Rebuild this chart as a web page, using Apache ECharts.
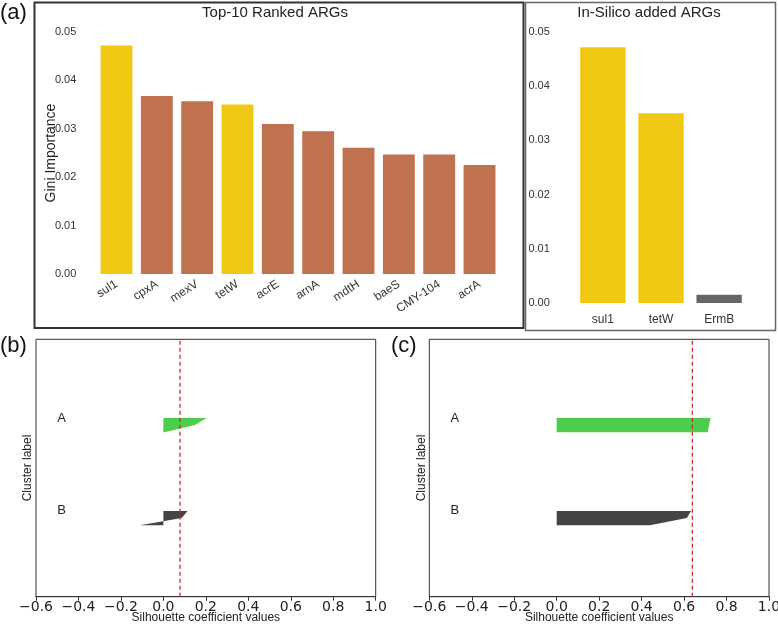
<!DOCTYPE html>
<html>
<head>
<meta charset="utf-8">
<script src="https://cdn.jsdelivr.net/npm/echarts@6/dist/echarts.min.js"></script>
<style>html,body{margin:0;padding:0;background:#fff}#c{width:778px;height:624px}</style>
</head>
<body>
<div id="c"></div>
<script>
// ---- data ----
const top10Genes = ['sul1', 'cpxA', 'mexV', 'tetW', 'acrE', 'arnA', 'mdtH', 'baeS', 'CMY-104', 'acrA'];
const top10Gini = [0.0472, 0.0368, 0.0357, 0.0350, 0.0310, 0.0295, 0.0261, 0.0247, 0.0247, 0.0225];
const addedGenes = ['sul1', 'tetW', 'ErmB'];
const addedGini = [0.0472, 0.0350, 0.0015];
const inSilicoGenes = ['sul1', 'tetW'];
const giniTicks = [0, 0.01, 0.02, 0.03, 0.04, 0.05];

const clusterNames = ['B', 'A'];               // bottom to top
const silB_valuesB = [-0.11, 0.086, 0.114];   // panel (b), cluster B, sorted
const silB_valuesA = [0.004, 0.149, 0.204];   // panel (b), cluster A, sorted
const silC_valuesB = [0.439, 0.613, 0.633];   // panel (c), cluster B
const silC_valuesA = [0.711, 0.718, 0.725];   // panel (c), cluster A
const silB_avg = 0.078;
const silC_avg = 0.639;
const silXTicks = [-0.6, -0.4, -0.2, 0.0, 0.2, 0.4, 0.6, 0.8, 1.0];

// ---- styles ----
const YELLOW = '#F0C814', BROWN = '#C0714F', GRAYBAR = '#666666';
const GREEN = '#4CCD4C', DARK = '#444444', RED = '#D62728';
const SANS = 'Liberation Sans, Arial, sans-serif';
const DJV = 'DejaVu Sans, sans-serif';

// silhouette layout (sklearn style: y_lower starts at 10, gap 10)
function buildClusters(valsList) {
  let yLower = 10;
  return valsList.map((vals, i) => {
    const c = { name: clusterNames[i], values: vals, yLower: yLower };
    yLower = yLower + vals.length + 10;
    return c;
  });
}
const clustersB = buildClusters([silB_valuesB, silB_valuesA]);
const clustersC = buildClusters([silC_valuesB, silC_valuesA]);
const silYMax = 6 + 3 * 10;

function silSeries(idx, clusters) {
  const colors = [DARK, GREEN];
  return {
    type: 'custom', xAxisIndex: idx, yAxisIndex: idx,
    data: clusters.map((c, i) => [i]),
    silent: true,
    renderItem: function (params, api) {
      const c = clusters[params.dataIndex];
      const n = c.values.length;
      const pts = [api.coord([0, c.yLower])];
      c.values.forEach((v, k) => pts.push(api.coord([v, c.yLower + k])));
      pts.push(api.coord([0, c.yLower + n - 1]));
      const lp = api.coord([-0.5, c.yLower + n - 1]);
      return {
        type: 'group',
        children: [
          { type: 'polygon', shape: { points: pts }, style: { fill: colors[params.dataIndex], stroke: null } },
          { type: 'text', x: lp[0], y: lp[1], style: { text: c.name, fill: '#222', font: '13px ' + SANS, align: 'left', verticalAlign: 'middle' } }
        ]
      };
    }
  };
}
function avgLine(idx, avg) {
  return {
    type: 'line', xAxisIndex: idx, yAxisIndex: idx, silent: true, symbol: 'none',
    data: [[avg, 0], [avg, silYMax]],
    lineStyle: { color: RED, width: 1.3, type: [4, 3] }
  };
}
function silX(idx) {
  return {
    gridIndex: idx, type: 'value', min: -0.6, max: 1.0, interval: 0.2,
    axisLine: { show: true, lineStyle: { color: '#333', width: 1 } },
    axisTick: { show: true, length: 4, inside: false, lineStyle: { color: '#333' } },
    splitLine: { show: false },
    axisLabel: { fontFamily: DJV, fontSize: 14, color: '#222', margin: 4,
      formatter: v => (Math.abs(v) < 1e-9 ? '0.0' : v.toFixed(1)).replace('-', '\u2212') },
    name: 'Silhouette coefficient values', nameLocation: 'middle', nameGap: 21, nameMoveOverlap: false,
    nameTextStyle: { fontFamily: SANS, fontSize: 12, color: '#222', verticalAlign: 'middle' }
  };
}
function silY(idx) {
  return {
    gridIndex: idx, type: 'value', min: 0, max: silYMax,
    axisLine: { show: false }, axisTick: { show: false }, axisLabel: { show: false }, splitLine: { show: false },
    name: 'Cluster label', nameLocation: 'middle', nameGap: 2, nameMoveOverlap: false,
    nameTextStyle: { fontFamily: SANS, fontSize: 12, color: '#222' }
  };
}

const chart = echarts.init(document.getElementById('c'), null, { renderer: 'canvas' });
chart.setOption({
  animation: false,
  backgroundColor: '#fff',
  grid: [
    { left: 96.3, right: 278.3, top: 32, bottom: 350, outerBoundsMode: 'none' },
    { left: 573.8, right: 29.8, top: 32, bottom: 321, outerBoundsMode: 'none' },
    { left: 36, right: 402.3, top: 339.3, bottom: 27.3, outerBoundsMode: 'none', show: true, borderColor: '#333', borderWidth: 1, backgroundColor: 'transparent' },
    { left: 429.3, right: 9, top: 339.3, bottom: 27.3, outerBoundsMode: 'none', show: true, borderColor: '#333', borderWidth: 1, backgroundColor: 'transparent' }
  ],
  xAxis: [
    { gridIndex: 0, type: 'category', data: top10Genes, axisLine: { show: false }, axisTick: { show: false },
      axisLabel: { rotate: 33, interval: 0, fontFamily: SANS, fontSize: 12, color: '#333', margin: 9 } },
    { gridIndex: 1, type: 'category', data: addedGenes, axisLine: { show: false }, axisTick: { show: false },
      axisLabel: { interval: 0, fontFamily: SANS, fontSize: 12, color: '#333', margin: 11 } },
    silX(2), silX(3)
  ],
  yAxis: [
    { gridIndex: 0, type: 'value', min: giniTicks[0], max: giniTicks[giniTicks.length - 1], interval: 0.01,
      axisLine: { show: false }, axisTick: { show: false }, splitLine: { show: false },
      axisLabel: { fontFamily: SANS, fontSize: 11, color: '#333', margin: 20, formatter: v => v.toFixed(2) },
      name: 'Gini Importance', nameLocation: 'middle', nameGap: 45, nameMoveOverlap: false,
      nameTextStyle: { fontFamily: SANS, fontSize: 14, color: '#222', verticalAlign: 'middle' } },
    { gridIndex: 1, type: 'value', min: giniTicks[0], max: giniTicks[giniTicks.length - 1], interval: 0.01,
      axisLine: { show: false }, axisTick: { show: false }, splitLine: { show: false },
      axisLabel: { fontFamily: SANS, fontSize: 11, color: '#333', margin: 24, formatter: v => v.toFixed(2) } },
    silY(2), silY(3)
  ],
  series: [
    { type: 'bar', xAxisIndex: 0, yAxisIndex: 0, barWidth: '79%', silent: true,
      data: top10Gini.map((v, i) => ({ value: v, itemStyle: { color: inSilicoGenes.includes(top10Genes[i]) ? YELLOW : BROWN } })) },
    { type: 'bar', xAxisIndex: 1, yAxisIndex: 1, barWidth: '78%', silent: true,
      data: addedGini.map((v, i) => ({ value: v, itemStyle: { color: inSilicoGenes.includes(addedGenes[i]) ? YELLOW : GRAYBAR } })) },
    silSeries(2, clustersB), avgLine(2, silB_avg),
    silSeries(3, clustersC), avgLine(3, silC_avg)
  ],
  graphic: [
    { type: 'rect', shape: { x: 34.5, y: 2.5, width: 489, height: 325.5 }, style: { fill: null, stroke: '#333', lineWidth: 2 }, silent: true },
    { type: 'rect', shape: { x: 525.5, y: 2.5, width: 250, height: 328 }, style: { fill: null, stroke: '#666', lineWidth: 1.5 }, silent: true },
    { type: 'text', x: 275, y: 13, style: { text: 'Top-10 Ranked ARGs', font: '15px ' + SANS, fill: '#222', align: 'center', verticalAlign: 'middle' } },
    { type: 'text', x: 649, y: 13, style: { text: 'In-Silico added ARGs', font: '15px ' + SANS, fill: '#222', align: 'center', verticalAlign: 'middle' } },
    { type: 'text', x: 0, y: 13, style: { text: '(a)', font: '22px ' + SANS, fill: '#111', align: 'left', verticalAlign: 'middle' } },
    { type: 'text', x: 0, y: 346, style: { text: '(b)', font: '22px ' + SANS, fill: '#111', align: 'left', verticalAlign: 'middle' } },
    { type: 'text', x: 391, y: 346, style: { text: '(c)', font: '22px ' + SANS, fill: '#111', align: 'left', verticalAlign: 'middle' } }
  ]
});
</script>
</body>
</html>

The request »
Pictures are excluded; extract exactly the lines from the start of the data through the line that holds "const silYMax = 6 + 3 * 10;", both ends included.

Result of the exercise »
Rebuild this chart as a web page, using Apache ECharts.
<!DOCTYPE html>
<html>
<head>
<meta charset="utf-8">
<script src="https://cdn.jsdelivr.net/npm/echarts@6/dist/echarts.min.js"></script>
<style>html,body{margin:0;padding:0;background:#fff}#c{width:778px;height:624px}</style>
</head>
<body>
<div id="c"></div>
<script>
// ---- data ----
const top10Genes = ['sul1', 'cpxA', 'mexV', 'tetW', 'acrE', 'arnA', 'mdtH', 'baeS', 'CMY-104', 'acrA'];
const top10Gini = [0.0472, 0.0368, 0.0357, 0.0350, 0.0310, 0.0295, 0.0261, 0.0247, 0.0247, 0.0225];
const addedGenes = ['sul1', 'tetW', 'ErmB'];
const addedGini = [0.0472, 0.0350, 0.0015];
const inSilicoGenes = ['sul1', 'tetW'];
const giniTicks = [0, 0.01, 0.02, 0.03, 0.04, 0.05];

const clusterNames = ['B', 'A'];               // bottom to top
const silB_valuesB = [-0.11, 0.086, 0.114];   // panel (b), cluster B, sorted
const silB_valuesA = [0.004, 0.149, 0.204];   // panel (b), cluster A, sorted
const silC_valuesB = [0.439, 0.613, 0.633];   // panel (c), cluster B
const silC_valuesA = [0.711, 0.718, 0.725];   // panel (c), cluster A
const silB_avg = 0.078;
const silC_avg = 0.639;
const silXTicks = [-0.6, -0.4, -0.2, 0.0, 0.2, 0.4, 0.6, 0.8, 1.0];

// ---- styles ----
const YELLOW = '#F0C814', BROWN = '#C0714F', GRAYBAR = '#666666';
const GREEN = '#4CCD4C', DARK = '#444444', RED = '#D62728';
const SANS = 'Liberation Sans, Arial, sans-serif';
const DJV = 'DejaVu Sans, sans-serif';

// silhouette layout (sklearn style: y_lower starts at 10, gap 10)
function buildClusters(valsList) {
  let yLower = 10;
  return valsList.map((vals, i) => {
    const c = { name: clusterNames[i], values: vals, yLower: yLower };
    yLower = yLower + vals.length + 10;
    return c;
  });
}
const clustersB = buildClusters([silB_valuesB, silB_valuesA]);
const clustersC = buildClusters([silC_valuesB, silC_valuesA]);
const silYMax = 6 + 3 * 10;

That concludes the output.